▶ [Code that draws figures]:

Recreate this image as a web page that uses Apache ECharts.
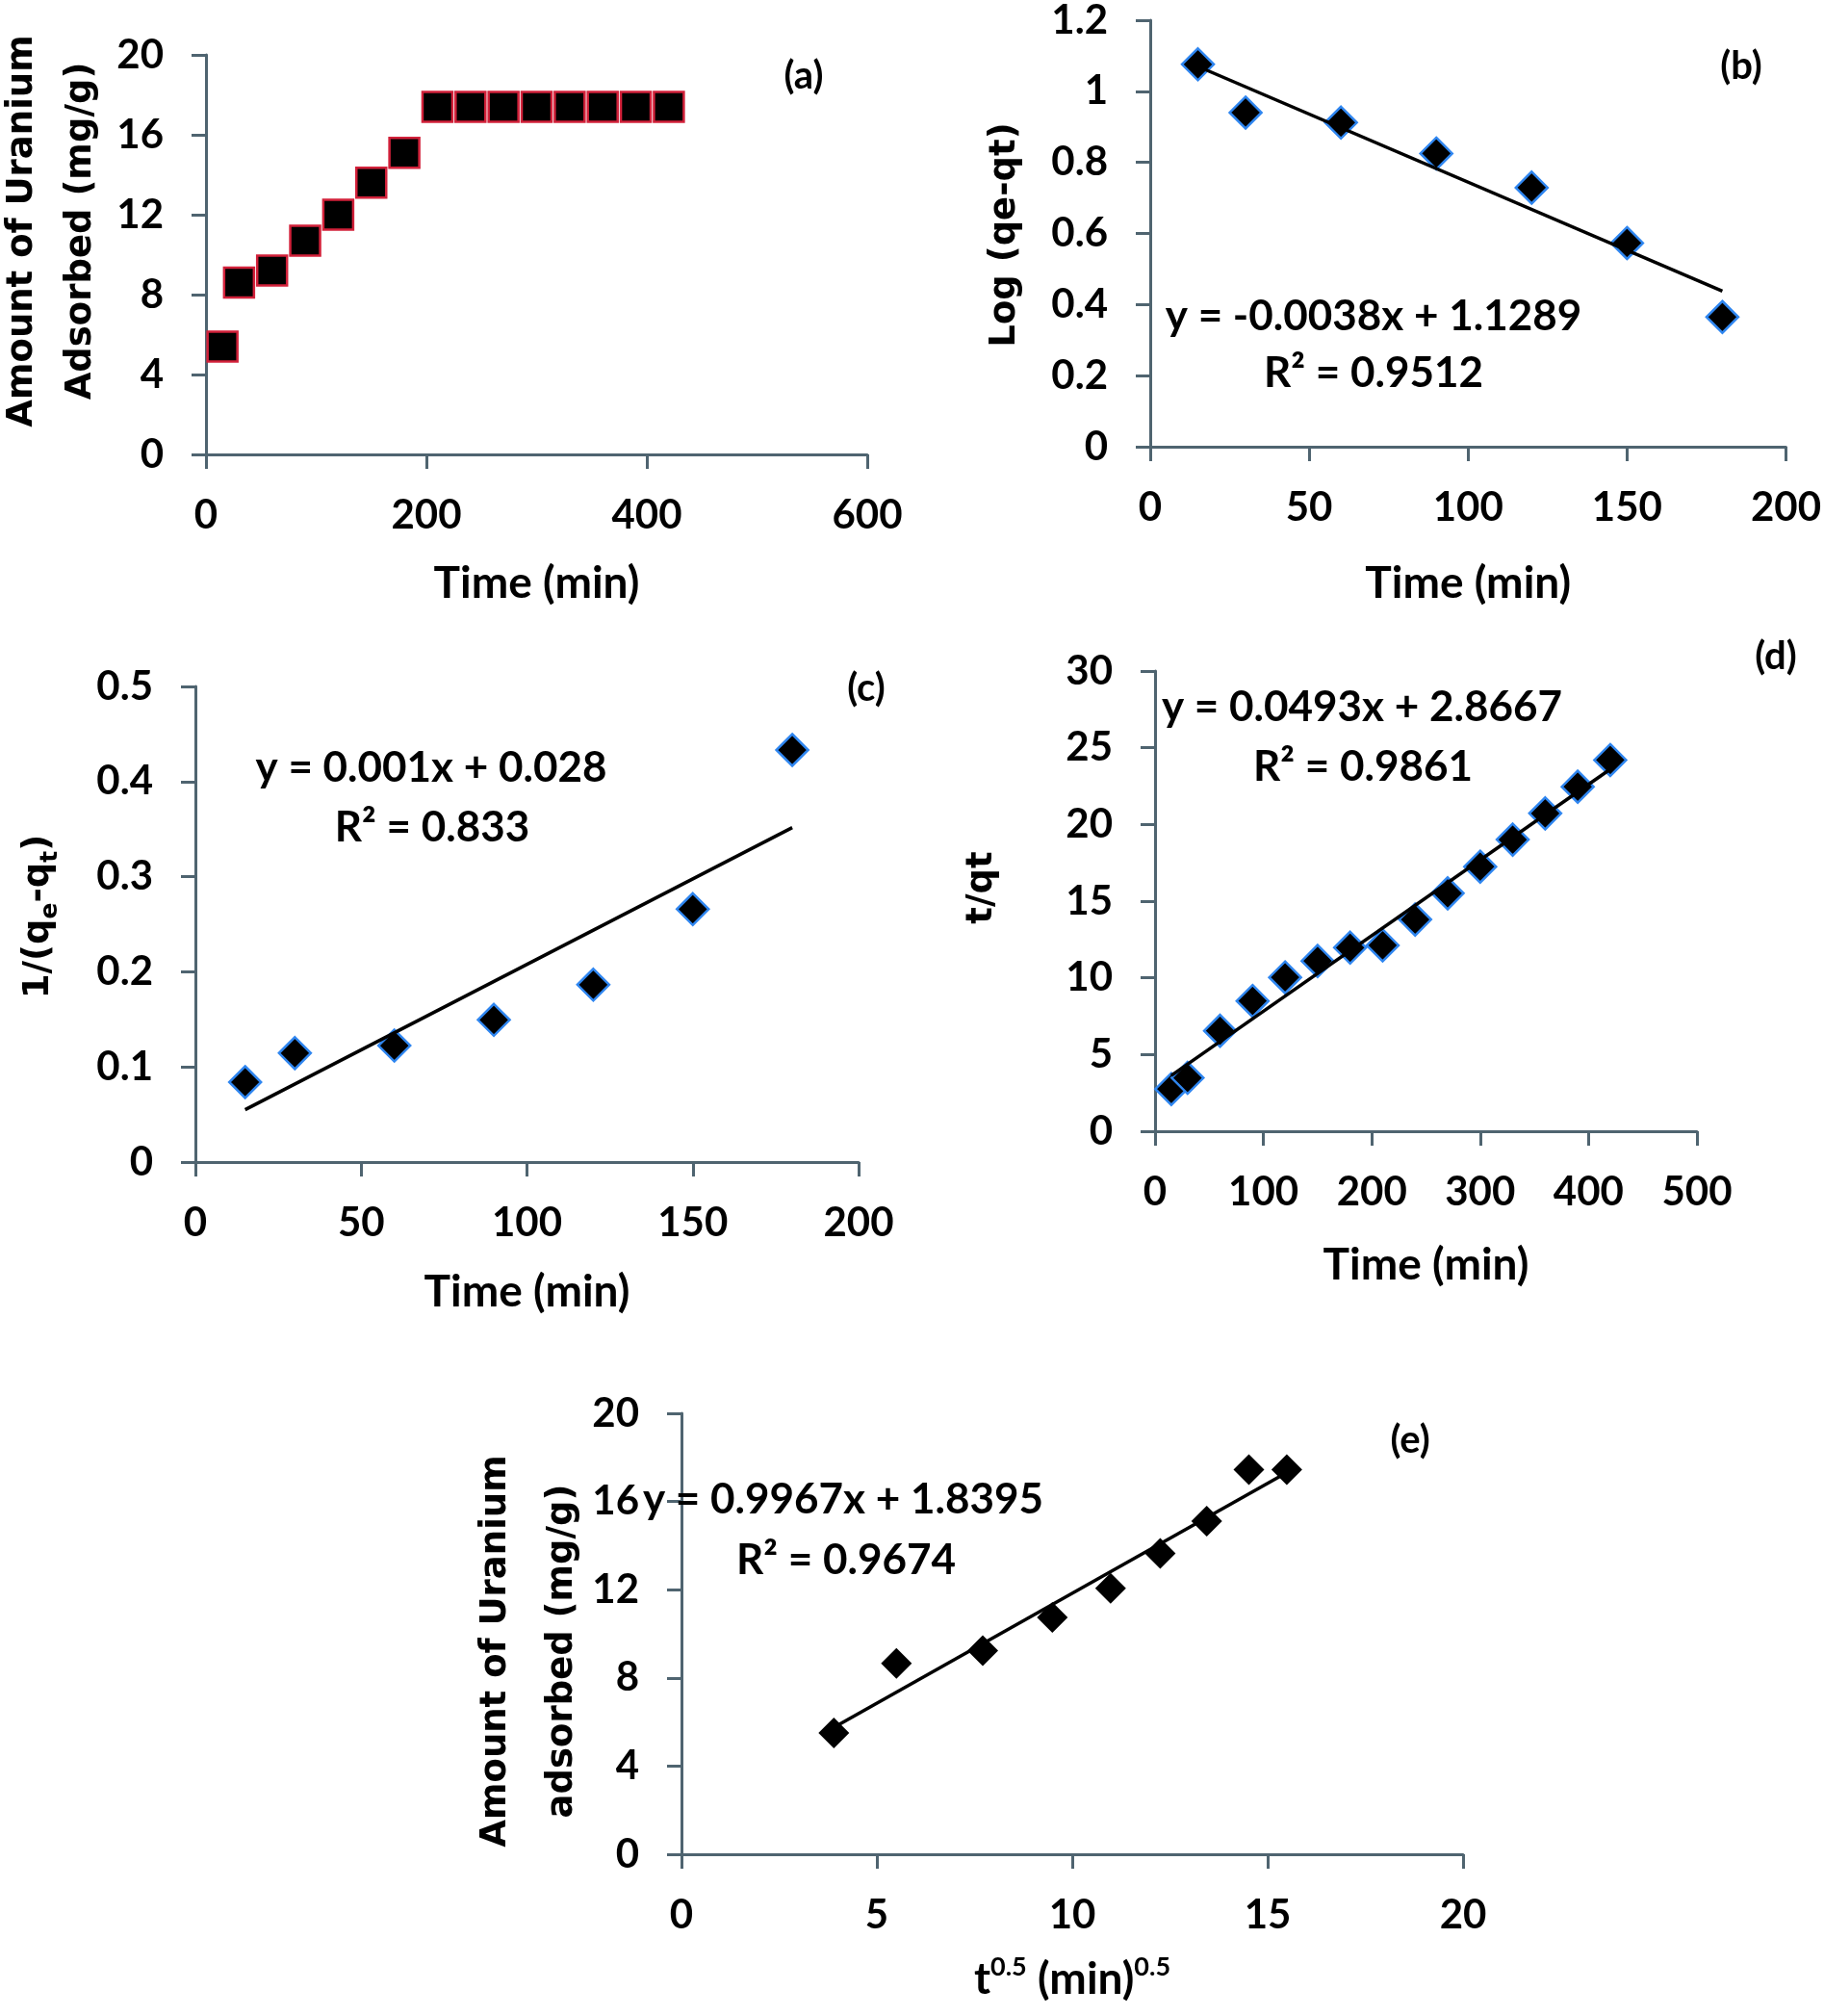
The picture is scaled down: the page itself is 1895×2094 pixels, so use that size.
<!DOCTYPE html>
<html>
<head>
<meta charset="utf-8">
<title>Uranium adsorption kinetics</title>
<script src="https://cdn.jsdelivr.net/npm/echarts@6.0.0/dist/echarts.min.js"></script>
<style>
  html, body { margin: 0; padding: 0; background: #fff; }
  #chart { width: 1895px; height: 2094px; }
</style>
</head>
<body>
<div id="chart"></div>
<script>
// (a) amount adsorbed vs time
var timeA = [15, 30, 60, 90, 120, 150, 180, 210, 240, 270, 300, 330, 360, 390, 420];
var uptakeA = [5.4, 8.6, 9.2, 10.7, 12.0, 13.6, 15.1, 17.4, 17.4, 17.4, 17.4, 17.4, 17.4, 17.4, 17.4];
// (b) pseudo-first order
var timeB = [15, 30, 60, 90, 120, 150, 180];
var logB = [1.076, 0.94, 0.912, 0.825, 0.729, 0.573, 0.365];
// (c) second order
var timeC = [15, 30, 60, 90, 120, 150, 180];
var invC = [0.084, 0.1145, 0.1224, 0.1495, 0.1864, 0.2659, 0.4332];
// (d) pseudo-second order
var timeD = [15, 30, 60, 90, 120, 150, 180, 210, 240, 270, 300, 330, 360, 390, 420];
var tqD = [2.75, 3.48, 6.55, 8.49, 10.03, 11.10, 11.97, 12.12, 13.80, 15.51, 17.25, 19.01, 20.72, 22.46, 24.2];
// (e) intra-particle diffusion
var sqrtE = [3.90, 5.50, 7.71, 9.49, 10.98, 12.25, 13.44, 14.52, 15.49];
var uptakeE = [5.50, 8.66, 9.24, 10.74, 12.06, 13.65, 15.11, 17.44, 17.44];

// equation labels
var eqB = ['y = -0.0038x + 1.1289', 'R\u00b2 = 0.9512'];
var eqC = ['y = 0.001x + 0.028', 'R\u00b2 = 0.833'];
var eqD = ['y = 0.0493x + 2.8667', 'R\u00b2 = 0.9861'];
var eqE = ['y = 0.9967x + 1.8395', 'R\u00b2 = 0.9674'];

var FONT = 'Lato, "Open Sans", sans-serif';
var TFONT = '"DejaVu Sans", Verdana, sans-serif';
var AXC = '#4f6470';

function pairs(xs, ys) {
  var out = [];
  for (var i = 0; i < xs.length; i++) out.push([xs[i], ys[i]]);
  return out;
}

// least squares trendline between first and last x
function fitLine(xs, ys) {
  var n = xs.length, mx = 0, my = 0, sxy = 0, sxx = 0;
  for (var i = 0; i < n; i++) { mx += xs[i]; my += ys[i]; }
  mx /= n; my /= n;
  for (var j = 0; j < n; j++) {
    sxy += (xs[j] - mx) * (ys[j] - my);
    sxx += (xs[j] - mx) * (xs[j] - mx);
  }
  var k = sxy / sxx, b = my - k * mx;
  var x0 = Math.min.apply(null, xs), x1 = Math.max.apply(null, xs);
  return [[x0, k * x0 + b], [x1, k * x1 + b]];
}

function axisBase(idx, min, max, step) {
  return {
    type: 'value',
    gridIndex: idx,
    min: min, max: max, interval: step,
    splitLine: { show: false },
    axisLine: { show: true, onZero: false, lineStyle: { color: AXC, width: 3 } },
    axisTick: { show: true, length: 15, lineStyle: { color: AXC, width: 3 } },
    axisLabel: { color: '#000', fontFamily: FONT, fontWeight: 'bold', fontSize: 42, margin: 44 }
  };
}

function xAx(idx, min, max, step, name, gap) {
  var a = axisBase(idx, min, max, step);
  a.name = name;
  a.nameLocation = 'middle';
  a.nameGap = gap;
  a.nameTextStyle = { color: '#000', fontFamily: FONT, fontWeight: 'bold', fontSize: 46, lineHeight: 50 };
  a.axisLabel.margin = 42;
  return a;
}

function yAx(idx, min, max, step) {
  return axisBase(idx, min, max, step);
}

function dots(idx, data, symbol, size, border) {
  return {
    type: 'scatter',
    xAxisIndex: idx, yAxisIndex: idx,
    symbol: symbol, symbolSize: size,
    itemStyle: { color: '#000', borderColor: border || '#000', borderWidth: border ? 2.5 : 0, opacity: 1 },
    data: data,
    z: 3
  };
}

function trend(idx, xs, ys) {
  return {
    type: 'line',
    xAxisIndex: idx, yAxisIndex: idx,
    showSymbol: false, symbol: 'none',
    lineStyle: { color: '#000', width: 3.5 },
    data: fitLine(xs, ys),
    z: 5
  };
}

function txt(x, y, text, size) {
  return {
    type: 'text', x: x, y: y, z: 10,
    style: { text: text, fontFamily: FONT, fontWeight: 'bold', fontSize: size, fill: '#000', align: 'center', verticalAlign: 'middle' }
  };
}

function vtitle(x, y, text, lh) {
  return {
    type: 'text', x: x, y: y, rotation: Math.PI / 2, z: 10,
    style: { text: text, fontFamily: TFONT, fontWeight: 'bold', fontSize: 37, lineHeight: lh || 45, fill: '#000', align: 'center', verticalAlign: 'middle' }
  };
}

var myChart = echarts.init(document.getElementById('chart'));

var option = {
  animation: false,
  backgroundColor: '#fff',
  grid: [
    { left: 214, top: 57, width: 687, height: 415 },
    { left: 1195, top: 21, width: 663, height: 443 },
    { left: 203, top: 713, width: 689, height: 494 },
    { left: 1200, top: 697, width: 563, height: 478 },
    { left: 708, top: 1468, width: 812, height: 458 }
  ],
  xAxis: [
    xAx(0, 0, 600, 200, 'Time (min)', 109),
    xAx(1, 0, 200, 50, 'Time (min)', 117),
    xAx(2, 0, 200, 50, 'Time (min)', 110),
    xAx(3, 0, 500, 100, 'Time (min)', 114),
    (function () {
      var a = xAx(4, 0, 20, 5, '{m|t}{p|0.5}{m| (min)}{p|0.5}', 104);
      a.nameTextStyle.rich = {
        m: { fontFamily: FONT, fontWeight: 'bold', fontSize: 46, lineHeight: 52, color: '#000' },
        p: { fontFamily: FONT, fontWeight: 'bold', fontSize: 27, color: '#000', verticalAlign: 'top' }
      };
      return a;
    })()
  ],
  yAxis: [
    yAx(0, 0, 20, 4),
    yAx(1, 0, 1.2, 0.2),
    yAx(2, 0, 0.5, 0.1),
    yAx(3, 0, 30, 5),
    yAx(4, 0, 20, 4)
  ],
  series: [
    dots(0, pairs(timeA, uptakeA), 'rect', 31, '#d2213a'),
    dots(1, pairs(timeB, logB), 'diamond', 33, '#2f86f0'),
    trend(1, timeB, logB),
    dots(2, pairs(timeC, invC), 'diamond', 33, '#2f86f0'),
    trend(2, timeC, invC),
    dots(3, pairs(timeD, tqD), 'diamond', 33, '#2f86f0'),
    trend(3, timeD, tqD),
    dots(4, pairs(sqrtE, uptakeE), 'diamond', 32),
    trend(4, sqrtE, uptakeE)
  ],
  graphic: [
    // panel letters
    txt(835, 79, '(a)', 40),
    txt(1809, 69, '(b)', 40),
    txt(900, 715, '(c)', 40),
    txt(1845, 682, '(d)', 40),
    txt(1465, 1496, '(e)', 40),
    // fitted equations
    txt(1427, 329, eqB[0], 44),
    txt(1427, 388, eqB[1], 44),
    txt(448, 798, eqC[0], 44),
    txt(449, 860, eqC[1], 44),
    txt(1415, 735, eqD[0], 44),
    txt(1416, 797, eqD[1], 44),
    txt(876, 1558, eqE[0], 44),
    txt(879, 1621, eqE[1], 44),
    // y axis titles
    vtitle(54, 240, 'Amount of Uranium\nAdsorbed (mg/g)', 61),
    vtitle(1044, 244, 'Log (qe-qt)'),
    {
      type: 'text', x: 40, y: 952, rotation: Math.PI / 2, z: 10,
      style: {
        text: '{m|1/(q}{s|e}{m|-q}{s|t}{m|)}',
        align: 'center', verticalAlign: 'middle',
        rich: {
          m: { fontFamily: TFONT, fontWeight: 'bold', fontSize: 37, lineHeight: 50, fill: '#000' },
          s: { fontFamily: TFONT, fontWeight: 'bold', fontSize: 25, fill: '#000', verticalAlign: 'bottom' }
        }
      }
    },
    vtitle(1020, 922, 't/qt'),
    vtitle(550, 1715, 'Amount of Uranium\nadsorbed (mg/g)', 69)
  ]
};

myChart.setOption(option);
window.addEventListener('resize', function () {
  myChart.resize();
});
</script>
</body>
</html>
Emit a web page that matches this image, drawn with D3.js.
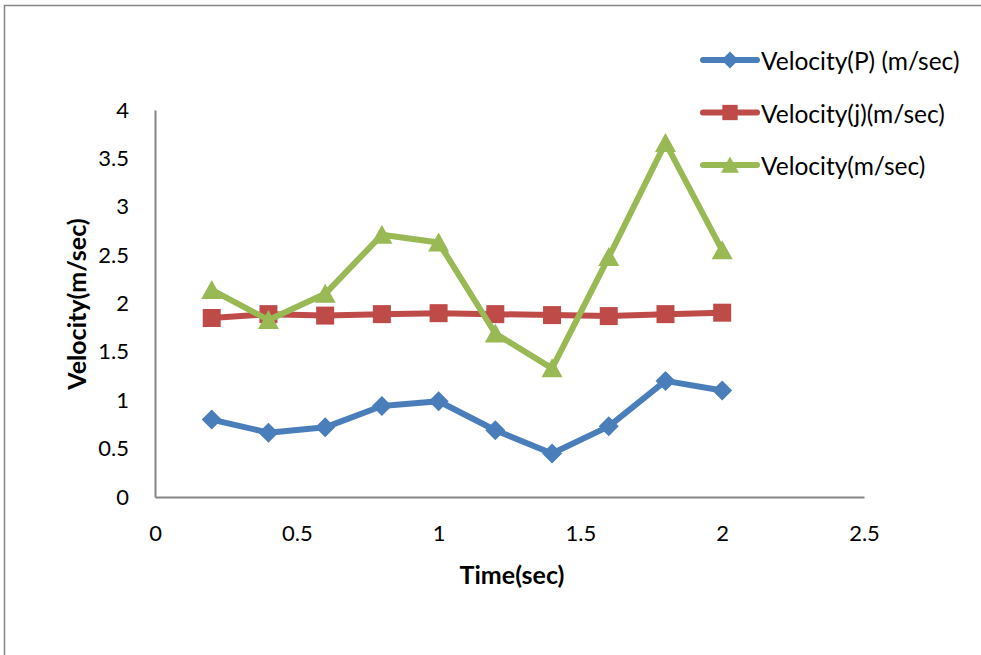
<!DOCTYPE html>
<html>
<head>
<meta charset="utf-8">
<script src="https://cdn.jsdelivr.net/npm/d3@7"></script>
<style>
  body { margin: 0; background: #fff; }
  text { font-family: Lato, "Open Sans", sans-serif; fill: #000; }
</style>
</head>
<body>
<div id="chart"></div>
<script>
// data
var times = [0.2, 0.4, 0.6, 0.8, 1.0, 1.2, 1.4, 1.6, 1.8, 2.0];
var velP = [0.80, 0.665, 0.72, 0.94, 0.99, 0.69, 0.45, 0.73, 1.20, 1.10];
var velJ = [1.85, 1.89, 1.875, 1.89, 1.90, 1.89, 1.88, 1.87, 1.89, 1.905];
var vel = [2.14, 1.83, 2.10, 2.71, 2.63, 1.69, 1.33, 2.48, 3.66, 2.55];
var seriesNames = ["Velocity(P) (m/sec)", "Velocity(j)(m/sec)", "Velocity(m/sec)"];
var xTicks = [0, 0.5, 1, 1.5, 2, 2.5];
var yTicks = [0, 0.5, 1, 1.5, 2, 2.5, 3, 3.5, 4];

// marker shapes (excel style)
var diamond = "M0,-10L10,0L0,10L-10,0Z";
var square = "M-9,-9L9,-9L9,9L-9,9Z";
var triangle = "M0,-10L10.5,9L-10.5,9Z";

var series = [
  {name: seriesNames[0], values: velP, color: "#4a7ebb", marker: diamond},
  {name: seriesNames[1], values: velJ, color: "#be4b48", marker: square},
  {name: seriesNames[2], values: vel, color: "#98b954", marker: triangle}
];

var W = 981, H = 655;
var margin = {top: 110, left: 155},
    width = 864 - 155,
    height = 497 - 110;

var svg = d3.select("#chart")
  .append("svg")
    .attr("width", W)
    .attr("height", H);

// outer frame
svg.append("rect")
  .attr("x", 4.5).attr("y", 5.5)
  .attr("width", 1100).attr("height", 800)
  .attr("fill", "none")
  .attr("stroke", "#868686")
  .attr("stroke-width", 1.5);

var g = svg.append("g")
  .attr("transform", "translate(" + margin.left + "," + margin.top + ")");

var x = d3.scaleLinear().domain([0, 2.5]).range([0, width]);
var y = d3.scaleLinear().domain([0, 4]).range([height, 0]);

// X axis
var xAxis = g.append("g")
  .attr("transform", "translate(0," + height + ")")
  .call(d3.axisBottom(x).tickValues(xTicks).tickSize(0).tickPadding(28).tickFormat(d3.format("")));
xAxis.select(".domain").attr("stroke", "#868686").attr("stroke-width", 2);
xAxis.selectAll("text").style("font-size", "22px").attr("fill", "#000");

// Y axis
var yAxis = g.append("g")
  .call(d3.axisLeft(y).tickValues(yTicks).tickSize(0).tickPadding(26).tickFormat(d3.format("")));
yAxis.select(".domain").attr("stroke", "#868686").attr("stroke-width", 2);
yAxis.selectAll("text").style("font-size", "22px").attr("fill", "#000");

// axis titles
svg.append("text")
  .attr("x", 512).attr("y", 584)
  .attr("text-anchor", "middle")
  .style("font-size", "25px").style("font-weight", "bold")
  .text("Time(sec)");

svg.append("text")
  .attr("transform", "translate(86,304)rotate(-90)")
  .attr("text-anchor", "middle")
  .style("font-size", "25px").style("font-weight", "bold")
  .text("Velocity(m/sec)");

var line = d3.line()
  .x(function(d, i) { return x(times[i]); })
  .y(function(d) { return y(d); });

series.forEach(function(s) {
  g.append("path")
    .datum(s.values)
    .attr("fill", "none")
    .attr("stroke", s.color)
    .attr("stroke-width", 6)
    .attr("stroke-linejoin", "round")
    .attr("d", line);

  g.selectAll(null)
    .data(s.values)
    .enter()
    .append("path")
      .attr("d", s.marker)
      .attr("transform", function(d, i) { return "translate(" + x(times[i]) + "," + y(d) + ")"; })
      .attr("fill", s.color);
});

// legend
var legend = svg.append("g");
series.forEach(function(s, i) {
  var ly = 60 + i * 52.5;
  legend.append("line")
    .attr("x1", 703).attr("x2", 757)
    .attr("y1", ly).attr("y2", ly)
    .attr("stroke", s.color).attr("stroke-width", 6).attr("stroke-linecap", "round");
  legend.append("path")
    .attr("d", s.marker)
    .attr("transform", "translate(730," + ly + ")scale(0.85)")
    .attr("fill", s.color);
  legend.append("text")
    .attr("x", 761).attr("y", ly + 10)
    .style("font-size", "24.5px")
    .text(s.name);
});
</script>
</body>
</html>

▶ [Exercise prompt]: Within the data above, pick out all lines holding the word "page".

▶ [Correct response]:
Recreate this image as a web page that uses Apache ECharts.
The picture is scaled down: the page itself is 1895×2094 pixels, so use that size.
Emit a web page that matches this image, drawn with D3.js.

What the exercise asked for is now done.